### [Instructions to follow]
Write again exactly the lines in the listing below, starting at the line with "Generate a Python" and ending at the line with "import plotly.graph_objects as go", both included. Pictures are not copied.
○ ○ ○ ○ ○ ○ ○
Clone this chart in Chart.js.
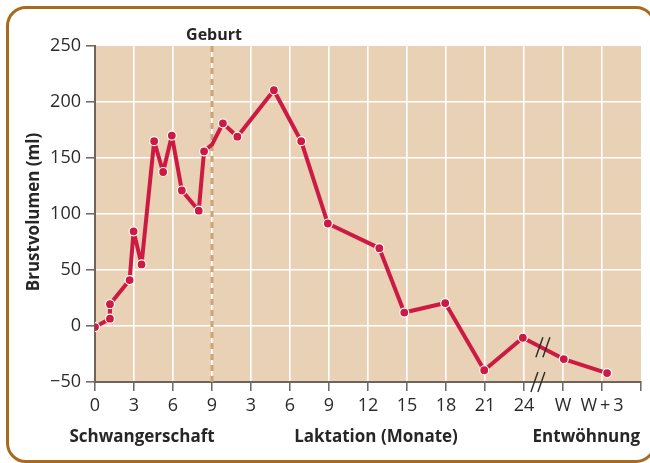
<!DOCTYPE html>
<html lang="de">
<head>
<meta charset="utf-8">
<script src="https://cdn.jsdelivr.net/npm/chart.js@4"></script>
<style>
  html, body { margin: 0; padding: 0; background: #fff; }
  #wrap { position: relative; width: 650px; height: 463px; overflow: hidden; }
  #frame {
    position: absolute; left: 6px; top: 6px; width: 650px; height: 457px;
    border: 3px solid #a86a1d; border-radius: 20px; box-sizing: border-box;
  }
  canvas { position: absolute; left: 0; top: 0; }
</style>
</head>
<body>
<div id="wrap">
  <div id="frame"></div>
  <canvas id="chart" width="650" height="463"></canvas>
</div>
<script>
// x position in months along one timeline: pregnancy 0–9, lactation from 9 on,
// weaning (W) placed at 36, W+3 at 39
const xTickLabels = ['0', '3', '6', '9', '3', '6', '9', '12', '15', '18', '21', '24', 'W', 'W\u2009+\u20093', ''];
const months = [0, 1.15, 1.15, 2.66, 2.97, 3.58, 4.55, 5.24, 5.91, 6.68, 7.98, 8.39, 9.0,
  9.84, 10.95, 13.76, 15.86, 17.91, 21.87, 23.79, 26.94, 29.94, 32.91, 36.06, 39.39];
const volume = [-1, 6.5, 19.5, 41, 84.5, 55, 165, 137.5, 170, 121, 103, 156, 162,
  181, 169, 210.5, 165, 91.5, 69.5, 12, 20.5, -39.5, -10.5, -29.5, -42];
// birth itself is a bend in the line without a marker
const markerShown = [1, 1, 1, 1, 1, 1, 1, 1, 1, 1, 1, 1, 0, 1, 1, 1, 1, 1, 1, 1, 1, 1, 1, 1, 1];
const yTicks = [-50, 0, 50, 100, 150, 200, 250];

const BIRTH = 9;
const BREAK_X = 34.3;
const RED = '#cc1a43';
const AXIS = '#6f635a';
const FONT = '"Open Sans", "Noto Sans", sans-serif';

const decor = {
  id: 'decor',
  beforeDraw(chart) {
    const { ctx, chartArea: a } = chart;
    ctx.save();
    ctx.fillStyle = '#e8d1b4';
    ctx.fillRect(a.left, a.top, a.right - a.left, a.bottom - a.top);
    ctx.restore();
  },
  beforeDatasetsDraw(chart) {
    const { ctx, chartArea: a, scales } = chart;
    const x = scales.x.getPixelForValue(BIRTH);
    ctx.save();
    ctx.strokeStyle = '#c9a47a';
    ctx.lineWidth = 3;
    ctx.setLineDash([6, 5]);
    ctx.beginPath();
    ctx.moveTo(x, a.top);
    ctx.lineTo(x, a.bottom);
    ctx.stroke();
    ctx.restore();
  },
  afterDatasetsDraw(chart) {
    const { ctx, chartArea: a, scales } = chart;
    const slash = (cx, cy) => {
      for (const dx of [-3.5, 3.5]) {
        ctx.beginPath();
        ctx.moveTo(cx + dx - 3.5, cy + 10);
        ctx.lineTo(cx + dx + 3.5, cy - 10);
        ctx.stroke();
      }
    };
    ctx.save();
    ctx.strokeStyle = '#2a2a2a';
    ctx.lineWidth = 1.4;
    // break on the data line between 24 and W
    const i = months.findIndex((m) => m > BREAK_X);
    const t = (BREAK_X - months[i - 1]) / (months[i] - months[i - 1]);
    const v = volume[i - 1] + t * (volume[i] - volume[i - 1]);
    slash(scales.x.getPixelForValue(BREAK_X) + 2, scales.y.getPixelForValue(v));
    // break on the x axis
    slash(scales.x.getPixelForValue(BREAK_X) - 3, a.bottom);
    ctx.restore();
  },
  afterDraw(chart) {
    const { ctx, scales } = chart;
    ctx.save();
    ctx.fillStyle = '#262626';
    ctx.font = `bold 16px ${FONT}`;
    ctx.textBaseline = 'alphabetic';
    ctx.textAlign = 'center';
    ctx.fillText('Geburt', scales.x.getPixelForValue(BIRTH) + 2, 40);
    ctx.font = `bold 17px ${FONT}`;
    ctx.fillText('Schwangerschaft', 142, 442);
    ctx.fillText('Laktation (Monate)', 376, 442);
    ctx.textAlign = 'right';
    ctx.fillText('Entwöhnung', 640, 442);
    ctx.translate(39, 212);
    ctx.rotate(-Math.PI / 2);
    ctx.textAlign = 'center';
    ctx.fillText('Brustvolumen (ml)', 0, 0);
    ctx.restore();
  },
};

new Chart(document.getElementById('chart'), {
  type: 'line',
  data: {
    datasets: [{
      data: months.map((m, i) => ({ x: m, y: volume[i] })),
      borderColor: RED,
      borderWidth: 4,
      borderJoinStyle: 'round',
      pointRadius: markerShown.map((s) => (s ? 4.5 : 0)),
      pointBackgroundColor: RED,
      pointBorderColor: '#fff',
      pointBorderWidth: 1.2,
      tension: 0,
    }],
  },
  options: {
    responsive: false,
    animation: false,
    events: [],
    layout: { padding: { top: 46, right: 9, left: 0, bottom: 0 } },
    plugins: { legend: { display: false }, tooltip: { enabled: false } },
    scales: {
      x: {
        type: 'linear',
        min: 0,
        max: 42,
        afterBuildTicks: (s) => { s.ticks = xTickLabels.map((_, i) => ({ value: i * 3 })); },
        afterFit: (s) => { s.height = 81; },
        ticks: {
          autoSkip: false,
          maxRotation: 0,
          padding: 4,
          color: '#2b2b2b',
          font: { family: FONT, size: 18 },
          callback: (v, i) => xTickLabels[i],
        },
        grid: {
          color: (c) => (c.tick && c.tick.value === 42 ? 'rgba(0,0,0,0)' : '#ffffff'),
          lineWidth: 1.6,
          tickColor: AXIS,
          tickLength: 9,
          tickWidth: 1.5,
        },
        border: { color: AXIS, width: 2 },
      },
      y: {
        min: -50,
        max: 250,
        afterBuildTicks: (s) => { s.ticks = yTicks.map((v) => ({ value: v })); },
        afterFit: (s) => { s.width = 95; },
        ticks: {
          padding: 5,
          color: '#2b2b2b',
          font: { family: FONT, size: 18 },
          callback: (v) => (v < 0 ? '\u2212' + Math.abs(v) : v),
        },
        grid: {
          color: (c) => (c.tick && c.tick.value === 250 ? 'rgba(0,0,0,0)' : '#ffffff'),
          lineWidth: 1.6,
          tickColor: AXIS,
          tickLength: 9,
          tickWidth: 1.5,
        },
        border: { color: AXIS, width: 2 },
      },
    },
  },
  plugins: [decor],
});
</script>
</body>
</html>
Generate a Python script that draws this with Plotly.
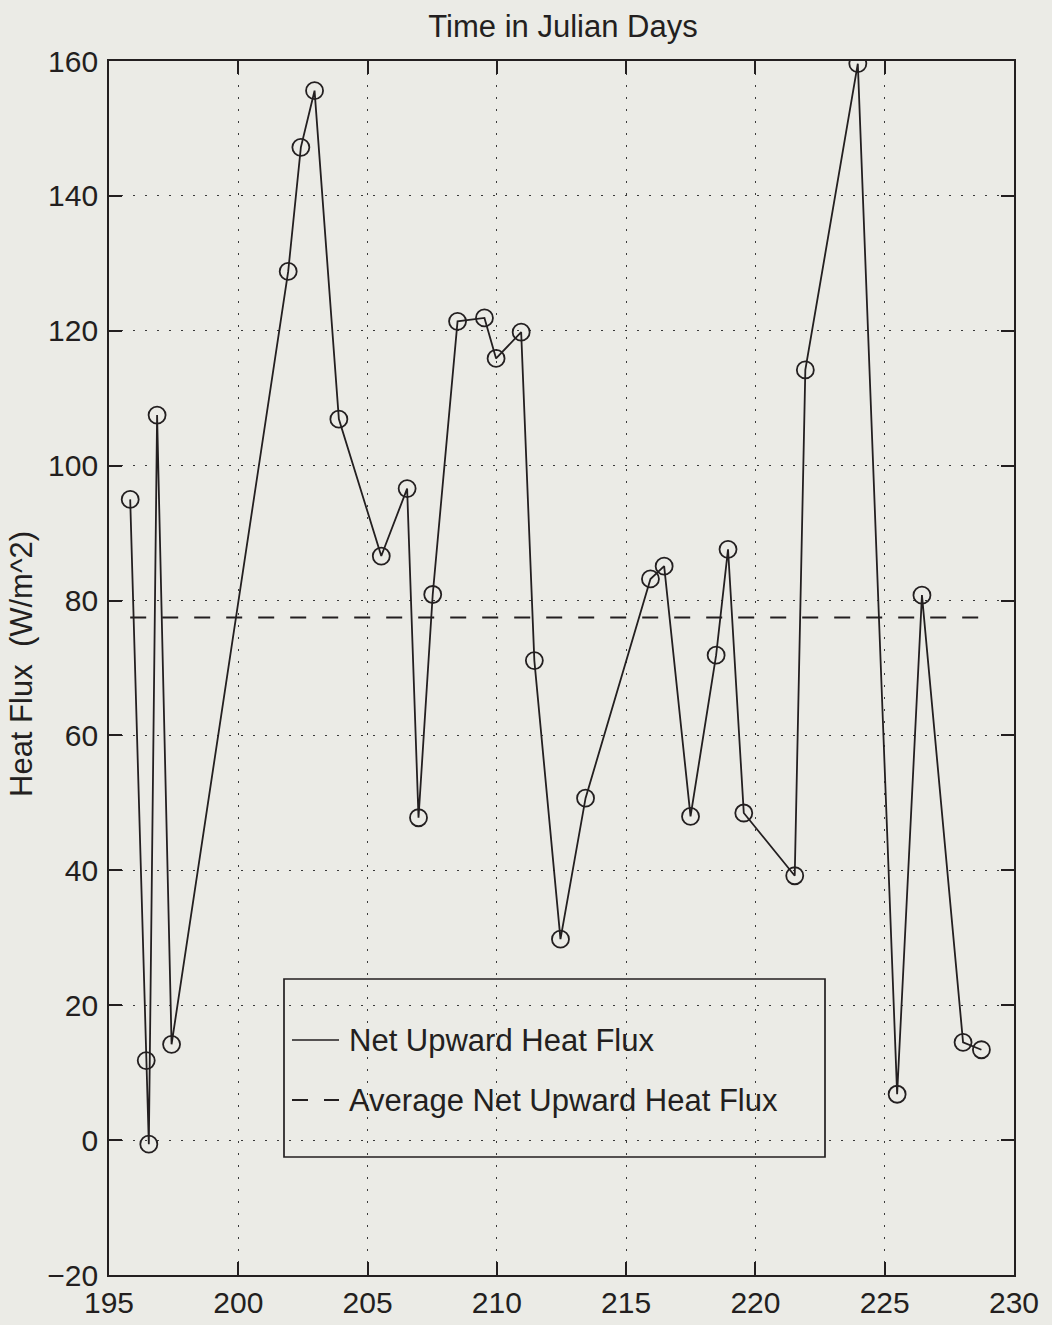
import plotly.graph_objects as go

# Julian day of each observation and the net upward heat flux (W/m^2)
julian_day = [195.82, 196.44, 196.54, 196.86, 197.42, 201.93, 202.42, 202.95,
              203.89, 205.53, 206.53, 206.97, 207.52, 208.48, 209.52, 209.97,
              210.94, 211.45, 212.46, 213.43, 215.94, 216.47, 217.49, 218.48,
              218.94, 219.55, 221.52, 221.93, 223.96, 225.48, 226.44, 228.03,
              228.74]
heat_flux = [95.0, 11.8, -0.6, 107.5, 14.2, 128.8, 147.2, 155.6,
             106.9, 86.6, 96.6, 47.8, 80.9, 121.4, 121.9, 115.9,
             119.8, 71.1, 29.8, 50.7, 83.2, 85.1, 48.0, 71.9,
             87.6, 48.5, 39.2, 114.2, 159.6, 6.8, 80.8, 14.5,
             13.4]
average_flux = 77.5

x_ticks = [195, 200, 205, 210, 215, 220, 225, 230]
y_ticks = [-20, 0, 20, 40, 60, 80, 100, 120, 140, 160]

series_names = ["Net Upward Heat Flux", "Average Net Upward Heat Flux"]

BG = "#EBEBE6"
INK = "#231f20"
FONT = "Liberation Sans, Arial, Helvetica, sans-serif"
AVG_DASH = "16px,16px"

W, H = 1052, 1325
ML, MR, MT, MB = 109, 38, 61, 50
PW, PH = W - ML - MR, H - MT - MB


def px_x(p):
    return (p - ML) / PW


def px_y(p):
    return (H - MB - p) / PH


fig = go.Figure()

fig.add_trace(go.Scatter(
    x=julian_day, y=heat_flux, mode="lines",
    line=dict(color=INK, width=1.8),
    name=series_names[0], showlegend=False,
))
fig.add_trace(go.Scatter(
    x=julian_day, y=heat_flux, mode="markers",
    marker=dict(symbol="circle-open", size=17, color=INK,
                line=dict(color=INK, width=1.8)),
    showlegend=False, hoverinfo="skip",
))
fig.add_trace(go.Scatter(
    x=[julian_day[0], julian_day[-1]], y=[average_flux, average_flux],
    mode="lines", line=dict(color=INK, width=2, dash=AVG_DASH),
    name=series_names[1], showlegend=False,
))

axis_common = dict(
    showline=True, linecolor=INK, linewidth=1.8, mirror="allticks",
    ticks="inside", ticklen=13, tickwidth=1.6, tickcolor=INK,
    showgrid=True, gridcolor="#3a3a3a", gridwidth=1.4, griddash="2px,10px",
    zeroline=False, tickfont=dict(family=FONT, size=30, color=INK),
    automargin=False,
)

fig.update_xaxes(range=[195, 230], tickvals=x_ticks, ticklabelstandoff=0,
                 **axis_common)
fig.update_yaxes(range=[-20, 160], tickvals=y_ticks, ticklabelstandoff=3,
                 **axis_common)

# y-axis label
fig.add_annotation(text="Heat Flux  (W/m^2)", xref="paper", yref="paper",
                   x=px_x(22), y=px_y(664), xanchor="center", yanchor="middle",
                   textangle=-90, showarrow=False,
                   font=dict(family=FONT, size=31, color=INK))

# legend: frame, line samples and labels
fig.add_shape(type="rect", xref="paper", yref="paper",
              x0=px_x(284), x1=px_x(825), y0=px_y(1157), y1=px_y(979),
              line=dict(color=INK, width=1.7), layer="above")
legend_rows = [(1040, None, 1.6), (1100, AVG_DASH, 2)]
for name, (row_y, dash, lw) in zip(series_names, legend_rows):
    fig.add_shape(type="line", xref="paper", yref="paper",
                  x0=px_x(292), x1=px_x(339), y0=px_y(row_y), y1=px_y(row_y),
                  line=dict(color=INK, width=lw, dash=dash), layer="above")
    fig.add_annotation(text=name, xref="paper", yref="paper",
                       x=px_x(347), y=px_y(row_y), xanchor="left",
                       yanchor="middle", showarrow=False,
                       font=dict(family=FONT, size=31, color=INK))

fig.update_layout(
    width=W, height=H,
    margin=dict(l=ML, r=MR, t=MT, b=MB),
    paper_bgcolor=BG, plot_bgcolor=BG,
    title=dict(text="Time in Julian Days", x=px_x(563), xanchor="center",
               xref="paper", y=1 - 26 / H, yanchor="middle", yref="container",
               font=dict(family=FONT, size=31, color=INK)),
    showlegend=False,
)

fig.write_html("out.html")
○ ○ ○ ○ ○ ○ ○
### [Output of the task]
Generate a Python script that draws this with Plotly.
import plotly.graph_objects as go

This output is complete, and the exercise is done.